In other words, class solidarity was forbidden. The federal government of the U.S. is one of the few governments among developed democratic countries that prohibits sympathy strikes. In contrast, general strikes that paralyzed the whole economy occurred in several European countries during the tumultuous years of the Great Recession. The enormous power of the corporate class at the expense of the working class (the majority of the population in the U.S.) is one of the major causes of the dramatic underdevelopment of social and health rights in this country. The data clearly shows that on both sides of the North Atlantic, those countries where political parties have been historically rooted in the working class or labor parties, have much better equity and health indicators than those with very weak or no labor parties, like the U.S.Plenty of evidence supports this statement (Vicente Navarro and Leiyu Shi The Political Context of Social Inequalities and Health Inequalities Social Science and Medicine, Vol 52, 2001).

It is important to note that this same law, the Taft-Hartley Act that weakened and undermined the labor movement in the U.S., was also the law that established the regressive and fragmented basis for the funding of health care in the U.S., leading to the inevitable rise of inequities in access to health care.
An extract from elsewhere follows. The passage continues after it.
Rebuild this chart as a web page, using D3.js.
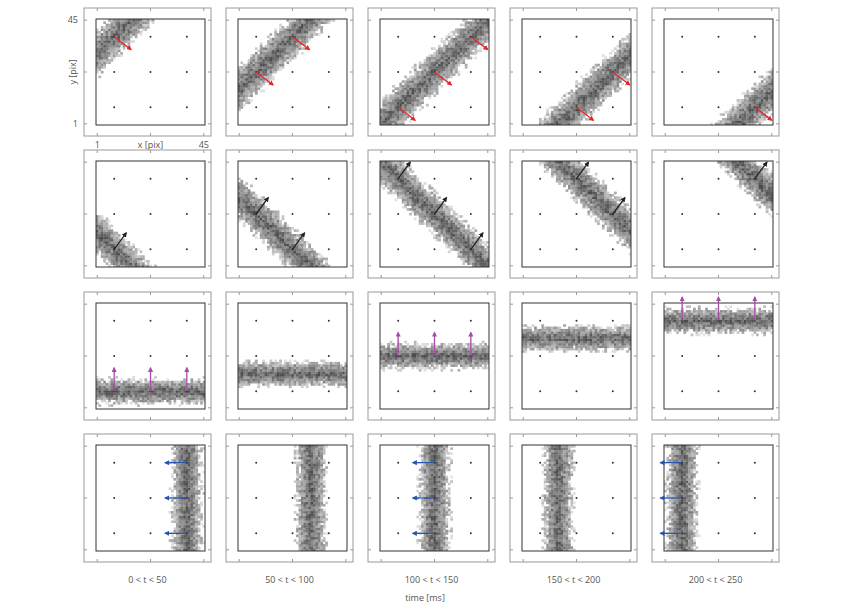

Instead of establishing a National Health Program (as Canada would later), the U.S. federal government promoted employers’ voluntary purchase of private health insurance plans, making people’s access to care dependent on their employer’s willingness and ability to provide coverage. In other words, when a worker is fired, they not only lose their salary but also their (and their family members’) medical care benefits. This form of control over employees is unknown in most other countries on both sides of the North Atlantic. It also explains why the number of working days lost because of strikes in the U.S. is among the lowest.

Not only did the Taft-Hartley Act strengthen the corporate class’s control over the labor force in each workplace, but it also promoted the rapid privatization of healthcare, expanding enormously the for-profit health sector, which became dominant in major areas like insurance and pharmaceuticals, prioritizing the optimization of profits over human needs. The system also became highly inefficient, with enormous administrative costs. Again, it was for the benefit of corporate interests at the expense of most of the population. Thus, the same law that thwarted the labor movement established the foundation for enormous inequities and injustice in the U.S. healthcare system.

Based on all these facts, it should be evident that social class is a critical variable in understanding what has been happening in the U.S. The enormous limitations of social rights and labor rights, as well as the very limited democracy in their representative institutions, are based primarily on the immense power of the corporate class, much greater than in any other major democratic country, and the overwhelming weakness of the working class, the weakest in any major democratic country. The lack of attention to this reality in the political media and academic institutions is precisely a consequence of their dominance by the corporate class.

Vicente Navarro is Emeritus Professor of the Johns Hopkins University.